When it comes to the informal sector, many things require to be considered. For instance, for the necessity entrepreneurs, one needs to explore how they can be converted into opportunity entrepreneurs. SEED found that in Peshawar, there are many women entrepreneurs from low-income households. However, they do not progress much due to lack of access to finance and limited opportunities for training in business and technical skills. Such entrepreneurs can be given access to capital or good training. The state also needs to see what the living conditions of these informal laborers are, how they can be facilitated, and so forth.
Q No. 7: As for ensuring a balance between businesses’ growth and labor rights, the formal sector also poses this dilemma. How can the government push for it head on and beyond the voluntary initiatives, be it the formal or informal sector?
First, we have to see our own capacity. A recent incident involving Johnny & Jugnu (a small restaurant) in Lahore went viral on social media. The SHO sent a person to the restaurant and demanded free burgers. They refused, so the police shut down their restaurant and locked up their staff. The issue got traction due to social media and action was later taken against the SHO but imagine how it goes for other unknown businesses. Now, when there is an attempt to regulate the sector for labor rights, next we there is a labor inspector demanding free burgers too! So, rent seeking is an important consideration in Pakistan’s context.
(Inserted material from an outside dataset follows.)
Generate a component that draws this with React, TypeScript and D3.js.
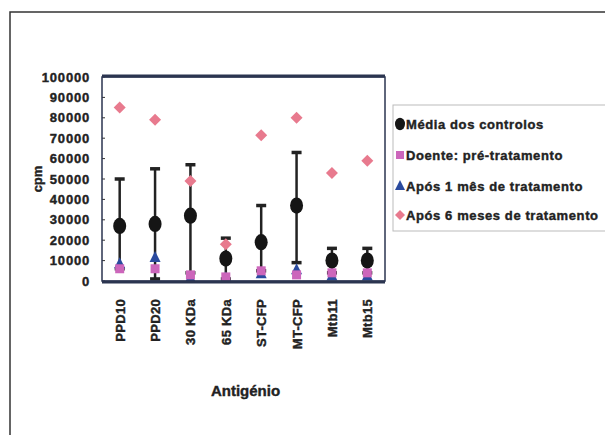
import * as d3 from "d3";
import React from "react";

// antigen categories on the x axis
const categories = ["PPD10", "PPD20", "30 KDa", "65 KDa", "ST-CFP", "MT-CFP", "Mtb11", "Mtb15"];
// Média dos controlos, with error bar limits
const controlMean = [27000, 28000, 32000, 11000, 19000, 37000, 10000, 10000];
const controlHigh = [50000, 55000, 57000, 21000, 37000, 63000, 16000, 16000];
const controlLow = [6000, 1000, 4000, 1000, 5000, 9000, 4000, 4000];
// Doente: pré-tratamento
const preTreatment = [6000, 6000, 3000, 2000, 5000, 3000, 4000, 4000];
// Após 1 mês de tratamento
const oneMonth = [9000, 12000, 2000, 2000, 4000, 6000, 3000, 3000];
// Após 6 meses de tratamento
const sixMonths = [85000, 79000, 49000, 18000, 71500, 80000, 53000, 59000];
const yTicks = [0, 10000, 20000, 30000, 40000, 50000, 60000, 70000, 80000, 90000, 100000];
const legendLabels = [
  "Média dos controlos",
  "Doente: pré-tratamento",
  "Após 1 mês de tratamento",
  "Após 6 meses de tratamento",
];

const W = 605;
const H = 435;
const plot = { left: 102, right: 385, top: 77, bottom: 281 };
const font = "'Liberation Sans', Arial, sans-serif";
const ink = "#222";

const colors = {
  circle: "#151515",
  square: "#cc66bb",
  triangle: "#2a4a9e",
  diamond: "#e87a8e",
};

const x = d3.scaleBand().domain(categories).range([plot.left, plot.right]);
const y = d3.scaleLinear().domain([0, 100000]).range([plot.bottom, plot.top]);
const cx = (c: string) => (x(c) ?? 0) + x.bandwidth() / 2;

// bold scanned-looking text
const textStyle = {
  fontFamily: font,
  fontWeight: "bold" as const,
  fill: ink,
  stroke: ink,
  strokeWidth: 0.4,
};

const Square = ({ px, py, s = 9 }: { px: number; py: number; s?: number }) => (
  <rect x={px - s / 2} y={py - s / 2} width={s} height={s} fill={colors.square} />
);
const Triangle = ({ px, py, s = 11 }: { px: number; py: number; s?: number }) => (
  <path d={`M${px},${py - s / 2}L${px + s / 2},${py + s / 2}L${px - s / 2},${py + s / 2}Z`} fill={colors.triangle} />
);
const Diamond = ({ px, py, s = 12 }: { px: number; py: number; s?: number }) => (
  <path d={`M${px},${py - s / 2}L${px + s / 2},${py}L${px},${py + s / 2}L${px - s / 2},${py}Z`} fill={colors.diamond} />
);
const Dot = ({ px, py, r = 6.5 }: { px: number; py: number; r?: number }) => (
  <ellipse cx={px} cy={py} rx={r} ry={r * 1.25} fill={colors.circle} />
);

export default function App() {
  const legendY = [124, 155, 186, 215];
  return (
    <svg
      width={W}
      height={H}
      style={{ position: "absolute", left: 0, top: 0, background: "#fff" }}
    >
      {/* outer chart frame */}
      <rect x={10} y={12} width={W} height={H} fill="none" stroke="#333" strokeWidth={1.5} />

      {/* y axis ticks and labels */}
      {yTicks.map((t) => (
        <g key={t}>
          <line x1={plot.left} x2={plot.left + 3} y1={y(t)} y2={y(t)} stroke="#333" />
          <text
            {...textStyle}
            x={plot.left - 12}
            y={y(t)}
            dy="0.36em"
            textAnchor="end"
            fontSize={13}
            letterSpacing={0.8}
          >
            {t}
          </text>
        </g>
      ))}

      {/* control error bars */}
      {categories.map((c, i) => (
        <g key={"e" + c}>
          <line x1={cx(c)} x2={cx(c)} y1={y(controlHigh[i])} y2={y(controlLow[i])} stroke="#222" strokeWidth={2.5} />
          <line x1={cx(c) - 5} x2={cx(c) + 5} y1={y(controlHigh[i])} y2={y(controlHigh[i])} stroke="#222" strokeWidth={3.5} />
          <line x1={cx(c) - 5} x2={cx(c) + 5} y1={y(controlLow[i])} y2={y(controlLow[i])} stroke="#222" strokeWidth={3.5} />
        </g>
      ))}

      {categories.map((c, i) => (
        <Diamond key={"d" + c} px={cx(c)} py={y(sixMonths[i])} />
      ))}
      {categories.map((c, i) => (
        <Dot key={"c" + c} px={cx(c)} py={y(controlMean[i])} />
      ))}
      {categories.map((c, i) => (
        <Triangle key={"t" + c} px={cx(c)} py={y(oneMonth[i])} />
      ))}
      {categories.map((c, i) => (
        <Square key={"s" + c} px={cx(c)} py={y(preTreatment[i])} />
      ))}

      {/* plot frame */}
      <rect
        x={plot.left}
        y={plot.top}
        width={plot.right - plot.left}
        height={plot.bottom - plot.top}
        fill="none"
        stroke="#2b3550"
        strokeWidth={1.5}
      />
      <line x1={plot.left} x2={plot.right} y1={plot.top - 1} y2={plot.top - 1} stroke="#2b3550" strokeWidth={3} />
      <line x1={plot.left} x2={plot.right} y1={plot.bottom + 1} y2={plot.bottom + 1} stroke="#2b3550" strokeWidth={3} />

      {/* x tick labels */}
      {categories.map((c) => (
        <text
          {...textStyle}
          key={"x" + c}
          transform={`translate(${cx(c) + 5},${plot.bottom + 18}) rotate(-90)`}
          textAnchor="end"
          fontSize={13}
          letterSpacing={0.3}
        >
          {c}
        </text>
      ))}

      {/* axis titles */}
      <text
        {...textStyle}
        x={(plot.left + plot.right) / 2 + 2}
        y={396}
        textAnchor="middle"
        fontSize={15}
      >
        Antigénio
      </text>
      <text
        {...textStyle}
        transform={`translate(42,${(plot.top + plot.bottom) / 2}) rotate(-90)`}
        textAnchor="middle"
        fontSize={13}
      >
        cpm
      </text>

      {/* legend */}
      <rect x={393} y={105} width={W} height={126} fill="#fff" stroke="#bbb" strokeWidth={1} />
      <Dot px={400} py={legendY[0]} r={5} />
      <Square px={400} py={legendY[1]} s={8} />
      <Triangle px={400} py={legendY[2] - 1} s={10} />
      <Diamond px={400} py={legendY[3]} s={10} />
      {legendLabels.map((l, i) => (
        <text
          {...textStyle}
          key={l}
          x={406}
          y={legendY[i]}
          dy="0.36em"
          fontSize={13}
          letterSpacing={0.6}
        >
          {l}
        </text>
      ))}
    </svg>
  );
}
Recently, during an event, I met the owner of Johnny & Jugnu. He says when he opened the restaurant, it became quite popular. The place was persistently crowded and became renowned for its reasonable prices and decent food. He said he has a knack for experimenting with recipes. But ever since he opened his restaurant, 80 percent of his time goes to dealing with the government. There are officials from the local government, DHA, or income tax coming to the restaurant every now and then to ask questions, leaving no time for him to pursue his passion. This is the situation we have.
However, despite all this, the idea of labor rights cannot be dropped completely. Doing so means there is an open space for businesses to exploit the workers. We need to increase our regulatory capacity first and assure the businesses that these policies are not for rent seeking. Second, we have to introduce a bare minimum grievance redressal system, so that even if the sector is not regulated, the labor would know they can come forward with their complaints. The provincial governments would have such systems for sure. There is a PM portal too. However, do the common people like domestic workers, sanitation workers, or the rickshaw walas know their rights? Does the Bhatta (brick-kiln) worker know that he can report abuse on the PM portal? Hence, not only is there a need for a redressal system, but also a need to publicize it widely. This will be a vital step in ensuring labor rights protection across the country.